Librarians’ eyes shine when they talk about this one.
Imagine the resources of the biggest big-city library. Articles from more than a thousand reputable magazines, on everything from advanced academic research to home repair, marketing to pesticides.
All available in every public or school library across Idaho, even the smallest and most isolated.
Gov. Phil Batt is recommending funding next year for a statewide license that would allow all of Idaho’s libraries to tap into full-text databases that provide far more magazine articles than an average Idaho library can supply. Now the Legislature is considering whether to approve the $465,000 proposal.
“It just opens up a universe of information,” said Rand Simmons, network consultant for the Idaho State Library. “Really, it levels the playing field. It doesn’t matter if somebody lives in a very rural area like Salmon - they have the same opportunities as someone in Boise, or for that matter, someone in Seattle.”
Larry Almeida, a reference librarian at the Coeur d’Alene Public Library, gets frustrated a lot. The Coeur d’Alene Library has about 150 magazine subscriptions, well above the Idaho average of fewer than 35. But still, a familiar scene tends to play out at the library.
A patron comes in, “someone who’s either got a fairly difficult business question, or say a high school student who’s doing a paper and has run out of resources in their library. So they come to us,” Almeida said.

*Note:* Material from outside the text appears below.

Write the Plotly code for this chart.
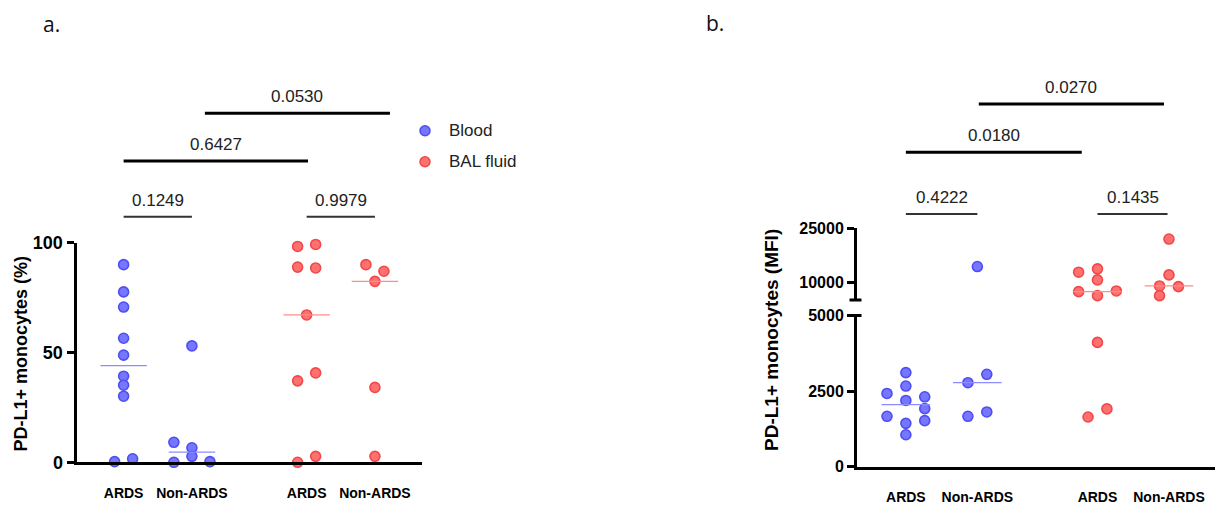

“They find something in one of our indexes, or the Readers Guide to Periodical Literature, which is a very popular index we also use. They find things and get excited and come up to the desk, and then they learn - well, we’re sorry, we don’t have that.”
“That happens more than we’d like,” Almeida said sadly.
Gov. Phil Batt’s office has received more than 65 letters and e-mails from across the state supporting the proposal. Many came from teachers, librarians, library trustees or volunteers.
“I was convinced by the letters … that this would be a good asset for all Idahoans,” Batt said. “They convinced me enough that I put it in my budget.”
One of the letters was from the Bonner County School Board, which noted that the 6,000 students in 17 schools in Bonner County typically see only limited library resources. “Print periodicals vary from three to four, to 50 per library,” the trustees wrote.
Tamara Degitz of Sandpoint, a businesswoman and former Hayden library branch manager, said the new service would be a “fantastic resource.”
“While our local library has a nice collection of magazines, it does not have the information I need to assist in the growth of our company,” Degitz wrote. “I must wait two to four weeks while waiting to acquire the necessary data via larger, regional libraries.”
Joe Reiss, director of the Post Falls library, told the governor how Post Falls voters gave 77 percent approval to build a new library.
“Governor, you’ve done a good job of maintaining the economic health of this state,” Reiss wrote. “Can Idaho remain economically healthy and attractive to new investment if its citizenry falls behind in the fields of education and information? Statistics and history say no.”
Diane Prorak, a librarian from Moscow, wrote, “Most libraries in Idaho do not have subscriptions to nearly this many magazines.” She called the plan “a bargain for the people in the state.”
Libraries will need Internet access to use the service, but 86 percent already have that access, Simmons said.
Although patrons use the Internet now to search for information, the information they find is often unreliable, librarians said.
Terri Wear, a reference librarian at the Ada Community Library near Boise, said, “Most of these magazines are not available on the Internet. They may have sites there, but then you have to put a credit card (number) in.”
With the full-text database, patrons will know they are getting information directly from authoritative sources, librarians said.
When the Legislature’s budget committee got its first look at the proposal Friday, supporters crowded into the room. They included the committee co-chairman’s niece and another senator’s wife.
But some committee members expressed misgivings. Rep. Maxine Bell, R-Jerome, questioned why libraries couldn’t pay a subscription fee to help offset the cost to the state.
Some libraries already have more limited database services, but they’re paying dearly for them. The Ada Community Library is paying about $20,000 a year for its service, which provides access to about 800 journals.
The budget committee will decide the plan’s fate in mid-February.
If the Legislature approves the funding, the Idaho State Library will go through a bidding process to select a vendor for the service. Simmons said it could be up and running by next fall.
It is not the state library’s only effort to reach out to local libraries. The Idaho State Library also has developed Libraries Linking Idaho, a Web site, and is seeking state funding for software that would allow one-stop searches for materials that can be found in any participating library across the state.
For now, the Internet site, located at http://www.lili.org, offers a directory of Idaho libraries, catalogs, homework help for students, Idaho information and links to other sites. Until the end of the month, it also has a demonstration version of the new database service.
Anne Abrams, special projects director for the state library, said she recently went to the library in the tiny eastern Idaho town of Roberts, and found that the periodical collection consisted of just the magazines local folks had donated.
“That’s what students use when they need to do research.”
Abrams said that points to why Idaho needs the new service.
Said Simmons, “I see it being really helpful, first of all, to information-poor libraries, and we have a whole lot of them in our state. It provides their patrons with information that they couldn’t get locally.”